--- Begin Information provided ---

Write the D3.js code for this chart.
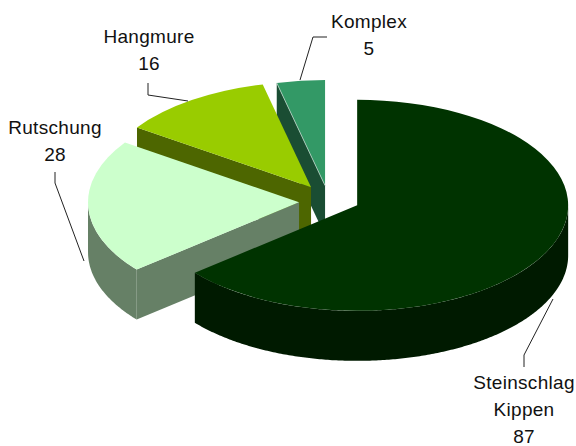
<!doctype html>
<html lang="de">
<head>
<meta charset="UTF-8">
<title>Pie</title>
<script src="https://cdnjs.cloudflare.com/ajax/libs/d3/7.8.5/d3.min.js"></script>
<style>
    html, body { margin: 0; padding: 0; background: #fff; }
    svg { display: block; }
    text { font-family: "Liberation Sans", Arial, sans-serif; font-size: 19px; letter-spacing: 0.3px; fill: #111; text-anchor: middle; }
</style>
</head>
<body>
<svg id="chart" width="576" height="446"></svg>
<script>
var categories = [["Steinschlag", "Kippen"], ["Rutschung"], ["Hangmure"], ["Komplex"]];
var values = [87, 28, 16, 5];
var topColors = ["#003300", "#ccffcc", "#99cc00", "#339966"];
var sideColors = ["#001a00", "#668066", "#4d6600", "#1a4d33"];

// layout of the tilted pie
var cx = 330, cy = 199, radius = 211, tilt = 0.5, depth = 50, explode = 30;
// small corrections to the exploded slice positions
var nudge = [[0, 0], [-1, 2.5], [-2, 0.5], [-1.5, 1.5]];

// label anchors and leader lines, same order as categories
var labelPos = [[524, 389], [55, 134], [149, 43], [369, 28]];
var leaders = [
    [[524, 367], [524, 355], [553, 299]],
    [[55, 172], [55, 183], [84, 261]],
    [[148, 83], [148, 95], [188, 101]],
    [[327, 37], [313, 37], [300, 80]]
];

var svg = d3.select("#chart");
var slices = d3.pie().sort(null)(values);
var arc = d3.arc().innerRadius(0).outerRadius(radius);

function offset(d) {
    var mid = (d.startAngle + d.endAngle) / 2;
    return [cx + explode * Math.sin(mid) + nudge[d.index][0],
            cy - explode * tilt * Math.cos(mid) + nudge[d.index][1]];
}
function px(a) { return radius * Math.sin(a); }
function py(a) { return -radius * tilt * Math.cos(a); }

var area = d3.area().x(function (a) { return px(a); })
    .y0(function (a) { return py(a); })
    .y1(function (a) { return py(a) + depth; });

// draw back to front
slices.slice().reverse().forEach(function (d) {
    var c = offset(d);
    var g = svg.append("g").attr("transform", "translate(" + c[0] + "," + c[1] + ")");
    var a0 = d.startAngle;

    // cut face at the start angle
    g.append("path")
        .attr("fill", sideColors[d.index])
        .attr("d", d3.line()([[0, 0], [px(a0), py(a0)], [px(a0), py(a0) + depth], [0, depth]]));

    // outer wall, only the part facing the viewer
    var from = Math.max(d.startAngle, Math.PI / 2), to = Math.min(d.endAngle, Math.PI * 1.5);
    if (to > from) {
        g.append("path")
            .attr("fill", sideColors[d.index])
            .attr("d", area(d3.range(from, to, 0.01).concat([to])));
    }

    // top face
    g.append("path")
        .attr("transform", "scale(1," + tilt + ")")
        .attr("fill", topColors[d.index])
        .attr("d", arc(d));

    // the thin slice shows a light edge along its cut
    if (d.index == 3) {
        g.append("path").attr("fill", "none").attr("stroke", "#b8d0c4").attr("stroke-width", 0.8)
            .attr("d", d3.line()([[0, 0], [px(a0), py(a0)]]));
    }
});

leaders.forEach(function (l) {
    svg.append("path").attr("fill", "none").attr("stroke", "#222").attr("stroke-width", 1)
        .attr("d", d3.line()(l));
});

slices.forEach(function (d) {
    var lines = categories[d.index].concat([String(d.value)]);
    var pos = labelPos[d.index];
    lines.forEach(function (t, i) {
        svg.append("text").attr("x", pos[0]).attr("y", pos[1] + i * 27).text(t);
    });
});
</script>
</body>
</html>
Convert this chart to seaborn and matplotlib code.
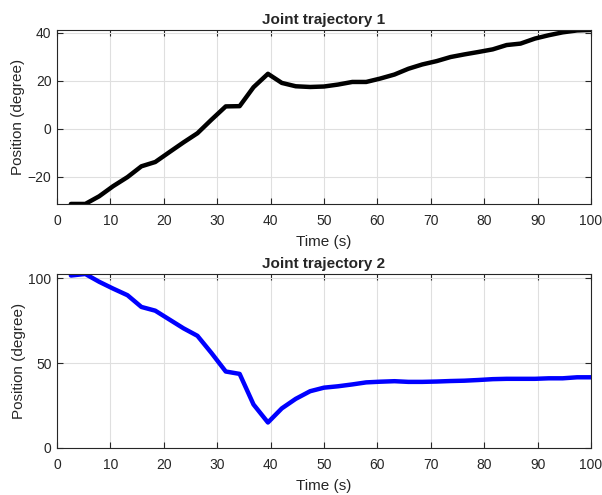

--- End Information provided ---

What to work on —
Reproduce the records word for word, please, from their first line up to and including the line that contains "var nudge = [[0, 0], [-1, 2.5], [-2, 0.5], [-1.5, 1.5]];", but no pictures.

Solution to the problem —
Write the D3.js code for this chart.
<!doctype html>
<html lang="de">
<head>
<meta charset="UTF-8">
<title>Pie</title>
<script src="https://cdnjs.cloudflare.com/ajax/libs/d3/7.8.5/d3.min.js"></script>
<style>
    html, body { margin: 0; padding: 0; background: #fff; }
    svg { display: block; }
    text { font-family: "Liberation Sans", Arial, sans-serif; font-size: 19px; letter-spacing: 0.3px; fill: #111; text-anchor: middle; }
</style>
</head>
<body>
<svg id="chart" width="576" height="446"></svg>
<script>
var categories = [["Steinschlag", "Kippen"], ["Rutschung"], ["Hangmure"], ["Komplex"]];
var values = [87, 28, 16, 5];
var topColors = ["#003300", "#ccffcc", "#99cc00", "#339966"];
var sideColors = ["#001a00", "#668066", "#4d6600", "#1a4d33"];

// layout of the tilted pie
var cx = 330, cy = 199, radius = 211, tilt = 0.5, depth = 50, explode = 30;
// small corrections to the exploded slice positions
var nudge = [[0, 0], [-1, 2.5], [-2, 0.5], [-1.5, 1.5]];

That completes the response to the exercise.